While any Bible student can loosely define “grace,” faith is a little harder. At the most basic, faith is believing. Yet, even the demons believe and they shudder (James 2:19). So, faith must be something more. But, if we’re not careful we can easily describe the essence of faith such that it sounds like we’re doing something, somehow contributing to our salvation. Faith then becomes a human work that Paul so carefully excluded from salvation (Eph 2:8).

As the Bible is careful to describe faith so as to not encroach about God’s unmerited favor, so too must we proceed with caution. We Christians need to understand faith in its proper context, avoiding the dual dangers of elevating faith to a sacramental work or denigrating it to the level of simple knowledge. Thus, the Reformers and the successors were right to pronounce boldly the doctrine of salvation by faith alone in light of God’s grace alone.

So what is saving faith?

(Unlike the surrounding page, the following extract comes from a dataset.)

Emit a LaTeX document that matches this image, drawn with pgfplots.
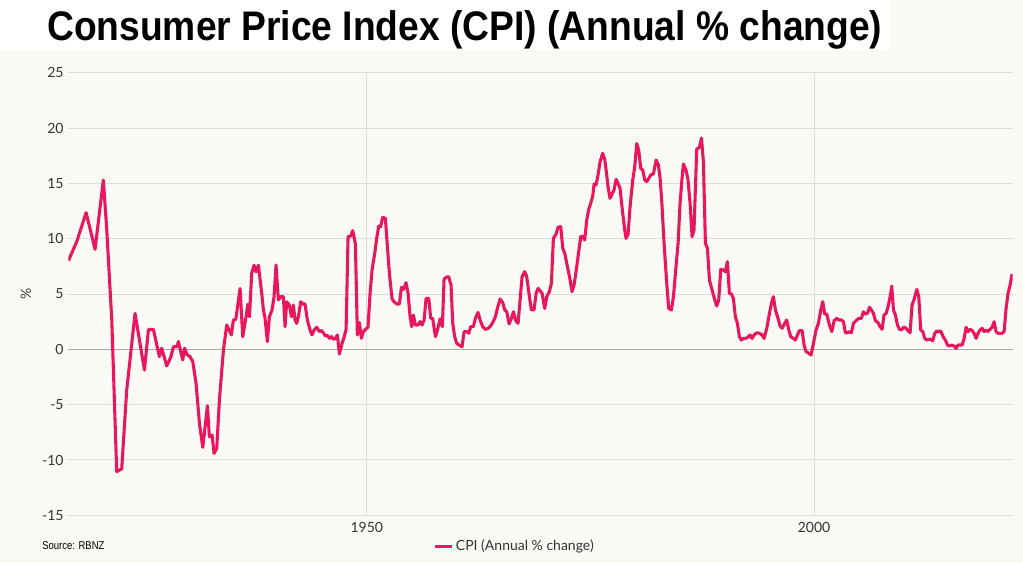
\documentclass[border=0pt]{standalone}
\usepackage{graphicx}
\usepackage{pgfplots}
\pgfplotsset{compat=1.18}
\usepackage{fontspec}
\setmainfont{Lato}
\newfontfamily\titlefont{Liberation Sans}
\definecolor{cpi}{HTML}{E8175D}
\definecolor{bg}{HTML}{F9F9F6}
\definecolor{gridc}{HTML}{DCDCD9}
\definecolor{zeroc}{HTML}{A9A9A6}
\definecolor{tickc}{HTML}{333333}
\pgfplotstableread{
year value
1916.65 8.01
1917.58 9.73
1918.63 12.35
1919.63 9.04
1920.56 15.30
1920.94 10.80
1921.50 2.65
1922.05 -11.05
1922.61 -10.80
1923.17 -3.67
1924.10 3.25
1925.15 -1.87
1925.60 1.80
1926.15 1.80
1926.82 -0.66
1927.08 0.10
1927.64 -1.50
1928.09 -0.72
1928.39 0.24
1928.76 0.24
1928.95 0.70
1929.43 -0.96
1929.65 0.10
1929.88 -0.45
1930.25 -0.66
1930.55 -1.10
1930.92 -3.07
1931.30 -6.70
1931.67 -8.86
1932.19 -5.10
1932.41 -7.90
1932.71 -7.74
1932.93 -9.40
1933.23 -8.95
1933.53 -4.58
1933.98 -0.06
1934.35 2.20
1934.87 1.30
1935.09 2.65
1935.36 2.70
1935.84 5.50
1936.14 1.14
1936.51 2.95
1936.70 4.07
1936.89 2.95
1937.14 6.87
1937.40 7.60
1937.63 7.00
1937.89 7.60
1938.26 5.06
1938.45 3.56
1938.63 2.80
1938.89 0.70
1939.12 2.95
1939.41 3.56
1939.64 4.76
1939.86 7.62
1940.12 4.46
1940.38 4.76
1940.68 4.76
1940.87 2.05
1941.05 4.30
1941.35 4.00
1941.58 2.95
1941.80 4.00
1941.98 2.65
1942.17 2.35
1942.36 2.95
1942.62 4.30
1942.84 4.10
1943.10 4.10
1943.36 2.65
1943.66 1.75
1943.88 1.30
1944.11 1.75
1944.41 2.00
1944.70 1.60
1944.93 1.70
1945.15 1.50
1945.38 1.20
1945.60 1.27
1945.82 1.00
1946.05 1.15
1946.27 0.90
1946.49 1.00
1946.72 1.30
1946.94 -0.42
1947.24 0.54
1947.46 1.08
1947.69 1.80
1947.91 10.18
1948.21 10.24
1948.43 10.73
1948.73 9.52
1948.95 1.30
1949.18 2.41
1949.40 1.00
1949.62 1.60
1949.85 1.80
1950.14 2.00
1950.37 5.06
1950.59 7.17
1950.89 8.68
1951.11 10.03
1951.34 11.15
1951.56 11.09
1951.78 11.93
1952.08 11.84
1952.31 9.28
1952.53 6.87
1952.83 4.55
1953.05 4.30
1953.35 4.10
1953.65 4.10
1953.87 5.60
1954.10 5.42
1954.39 6.03
1954.62 5.06
1954.84 2.95
1955.03 2.05
1955.21 3.10
1955.44 2.20
1955.73 2.20
1955.96 2.50
1956.18 2.20
1956.41 2.65
1956.63 4.60
1956.93 4.60
1957.15 2.80
1957.37 2.80
1957.67 1.15
1957.89 1.70
1958.19 2.75
1958.45 2.05
1958.64 6.35
1958.94 6.55
1959.16 6.55
1959.42 5.80
1959.61 2.35
1959.83 1.15
1960.06 0.54
1960.36 0.36
1960.65 0.24
1960.88 1.60
1961.17 1.60
1961.40 1.45
1961.62 2.05
1961.92 2.05
1962.14 2.80
1962.44 3.34
1962.67 2.65
1962.96 2.05
1963.26 1.80
1963.56 1.90
1963.78 2.05
1964.08 2.41
1964.38 2.95
1964.60 3.70
1964.90 4.55
1965.20 4.22
1965.42 3.56
1965.65 3.40
1965.91 2.29
1966.17 2.80
1966.39 3.40
1966.62 2.65
1966.91 2.35
1967.14 4.46
1967.36 6.57
1967.66 7.02
1967.88 6.57
1968.18 4.76
1968.40 3.56
1968.70 3.56
1968.93 5.06
1969.15 5.51
1969.37 5.30
1969.60 5.06
1969.89 3.70
1970.12 4.76
1970.41 5.21
1970.64 5.97
1970.86 10.03
1971.16 10.42
1971.38 11.03
1971.68 11.09
1971.91 9.13
1972.13 8.68
1972.43 7.47
1972.73 6.27
1972.95 5.21
1973.17 5.80
1973.47 7.47
1973.69 8.83
1973.92 10.18
1974.14 10.24
1974.36 9.88
1974.59 11.69
1974.81 12.65
1975.03 13.20
1975.26 13.86
1975.41 14.94
1975.63 14.85
1975.85 15.76
1976.08 16.96
1976.37 17.72
1976.60 17.17
1976.82 15.76
1976.97 14.70
1977.19 13.65
1977.42 14.04
1977.64 14.40
1977.87 15.37
1978.09 15.00
1978.31 14.55
1978.61 12.30
1978.83 10.80
1978.98 10.03
1979.21 10.40
1979.43 12.90
1979.73 15.30
1979.95 16.50
1980.18 18.60
1980.40 18.00
1980.62 16.36
1980.85 16.20
1981.07 15.30
1981.30 15.15
1981.52 15.45
1981.74 15.76
1982.04 15.85
1982.34 17.11
1982.60 16.66
1982.79 15.45
1983.01 12.90
1983.23 9.58
1983.53 5.97
1983.75 3.70
1984.05 3.55
1984.28 4.76
1984.50 6.87
1984.80 9.58
1985.02 13.20
1985.24 15.45
1985.39 16.75
1985.69 16.20
1985.91 15.30
1986.14 13.20
1986.36 10.18
1986.58 10.79
1986.88 18.08
1987.18 18.26
1987.41 19.10
1987.63 16.96
1987.85 9.58
1988.08 9.13
1988.30 6.27
1988.60 5.36
1988.90 4.46
1989.12 3.92
1989.34 4.46
1989.57 7.23
1989.86 7.17
1990.09 7.02
1990.31 7.92
1990.53 5.06
1990.76 5.00
1990.98 4.61
1991.20 2.95
1991.43 2.35
1991.65 1.14
1991.88 0.84
1992.10 0.99
1992.32 0.99
1992.55 1.05
1992.84 1.30
1993.07 0.99
1993.29 1.30
1993.59 1.50
1993.89 1.45
1994.19 1.30
1994.41 0.99
1994.71 1.90
1995.01 3.25
1995.23 4.16
1995.45 4.76
1995.68 3.56
1995.97 2.80
1996.20 2.11
1996.42 1.90
1996.72 2.35
1996.94 2.65
1997.17 1.75
1997.39 1.14
1997.69 0.99
1997.91 0.84
1998.14 1.30
1998.36 1.69
1998.66 1.69
1998.88 0.39
1999.10 -0.21
1999.40 -0.36
1999.66 -0.51
1999.93 0.54
2000.22 1.75
2000.48 2.35
2000.75 3.56
2000.97 4.31
2001.19 3.19
2001.42 3.19
2001.71 2.20
2001.98 1.60
2002.24 2.59
2002.53 2.80
2002.76 2.65
2003.06 2.65
2003.28 2.50
2003.50 1.50
2003.73 1.50
2003.95 1.60
2004.17 1.50
2004.40 2.35
2004.69 2.59
2004.99 2.80
2005.29 2.80
2005.51 3.40
2005.74 3.19
2005.96 3.25
2006.19 3.80
2006.41 3.56
2006.63 3.25
2006.86 2.59
2007.15 2.41
2007.38 2.05
2007.60 1.81
2007.82 3.10
2008.05 3.25
2008.27 3.86
2008.50 4.76
2008.68 5.72
2008.87 3.56
2009.09 3.10
2009.32 2.20
2009.54 1.81
2009.76 1.75
2009.99 1.99
2010.21 1.96
2010.43 1.75
2010.73 1.50
2010.95 4.00
2011.18 4.52
2011.48 5.42
2011.70 4.76
2011.92 1.75
2012.15 1.60
2012.37 0.99
2012.59 0.84
2012.82 0.90
2013.04 0.90
2013.26 0.78
2013.49 1.45
2013.71 1.66
2013.94 1.60
2014.16 1.66
2014.46 1.08
2014.68 0.84
2014.90 0.39
2015.13 0.30
2015.35 0.39
2015.65 0.30
2015.87 0.09
2016.09 0.39
2016.32 0.39
2016.54 0.39
2016.77 0.99
2016.99 1.99
2017.21 1.60
2017.44 1.81
2017.66 1.69
2017.88 1.45
2018.11 0.99
2018.33 1.45
2018.55 1.75
2018.78 1.90
2019.00 1.60
2019.23 1.75
2019.45 1.60
2019.67 1.81
2019.90 1.99
2020.12 2.50
2020.34 1.60
2020.57 1.45
2020.79 1.45
2021.01 1.45
2021.24 1.60
2021.46 3.70
2021.68 5.06
2021.91 5.81
2022.13 6.81
}\cpidata
\begin{document}
\begin{tikzpicture}
\path[use as bounding box, fill=bg] (0pt,0pt) rectangle (767.25pt,-421.5pt);
\fill[white] (0pt,0pt) rectangle (667.5pt,-37.5pt);
\node[anchor=base west, inner sep=0pt, font=\titlefont\bfseries\fontsize{31}{33}\selectfont] at (35.25pt,-30pt) {\scalebox{0.9}[1]{Consumer Price Index (CPI) (Annual \% change)}};
\node[anchor=base west, inner sep=0pt, font=\titlefont\fontsize{8.5}{10}\selectfont, text=black] at (31.5pt,-412.2pt) {\scalebox{0.84}[1]{Source: RBNZ}};
\begin{axis}[
  at={(51.225pt,-386.475pt)}, anchor=south west,
  scale only axis, width=708.3pt, height=331.95pt,
  xmin=1916.64, xmax=2022.2, ymin=-15, ymax=25,
  xtick={1950,2000}, xticklabels={1950,2000},
  ytick={-15,-10,-5,0,5,10,15,20,25},
  yticklabels={-15,-10,-5,0,5,10,15,20,25},
  extra y ticks={0}, extra y tick labels={},
  extra y tick style={grid style={zeroc, line width=0.8pt}},
  xmajorgrids, ymajorgrids,
  grid style={gridc, line width=0.75pt},
  axis line style={draw=none},
  major tick length=0pt,
  tick label style={font=\fontsize{10.5}{12}\selectfont, text=tickc},
  xticklabel style={yshift=-1.5pt},
  ylabel={\%},
  ylabel style={at={(axis description cs:-0.0448,0.5)}, anchor=center, font=\fontsize{10.5}{12}\selectfont, text=tickc},
  legend style={at={(axis description cs:0.3862,-0.0694)}, anchor=west, draw=none, fill=none,
    font=\fontsize{10.5}{12}\selectfont, text=tickc, inner sep=0pt},
  legend image code/.code={\draw[cpi, line width=2.25pt] (0pt,0pt) -- (12.75pt,0pt);},
]
\addplot[cpi, line width=2.3pt, line join=round, no markers] table[x=year, y=value] {\cpidata};
\addlegendentry{CPI (Annual \% change)}
\end{axis}
\end{tikzpicture}
\end{document}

Saving faith is not, as the theologians label it in Latin, notitia. Faith is more than knowing the facts of the Gospel. Likewise faith is more than assensus, the acknowledgment of the facts of the Gospel as being true. Saving faith is fiducia, a trusting in and leaning upon Christ and his works for one’s salvation. More than that, faith is a uniting with Christ, throwing your hat into the ring, so to speak, with Christ and so identifying with him that your entire being is bound up with him. If he lives, you live. If he dies, you die. In true saving faith you are either completely sold out or you are a sell out.

What about works? Do our efforts contribute to our salvation? The Bible is quite clear that they do not. The works of man lead to man’s pride. God owes us something rather than God gave us something. Thus, as the Luther and others pointed out, the sacramental system of Roman Catholicism, the semi-Pelagianism of Aquinas, or the full-blown Pelagianism of another generation cannot be true. Our works are as filthy rags, Isaiah said, when compared to the perfect holiness of God and his demand for holiness. Works before faith are useless in terms of procuring or producing salvation.

When we have faith, when we place our entire hope in Christ, and not ourselves, God imputes Christ’s righteousness to our account. We are declared not guilty, justified. Our sin debt has been erased, paid in full by Christ on the cross. Without faith salvation is impossible, not because our faith adds anything to the work of Christ but because God has determined that by faith Christ’s righteousness will become our own. Thus Luther could rightly argue that the doctrine of justification by faith alone is the lynchpin of the entire Christian doctrine of salvation. Get this one wrong and we have no hope. Get this one right and Christ is our hope.

On the other hand, we would do well not to err as some did and do by suggesting that works play no role in faith. Faith precedes works in the salvific process, but faith always produces works. As Paul says in Ephesians, just after his statement regarding the futility of pre-salvation works, we were created for good works (Eph 2:10). That is, we have been saved by God’s grace that we might do those things that bring God the glory He is due.

The doctrine of justification by faith alone stood as the crux of the Protestant Reformation. Without it, would-be believers struggle to save themselves by their own effort. With it, blessed hope is secure in the Person and work of Jesus Christ. Therefore, we must cling to this wondrous doctrine. We must reject the works-based righteousness professed by other religions. We must keep the Reformation alive. If we don’t, our hope is dead.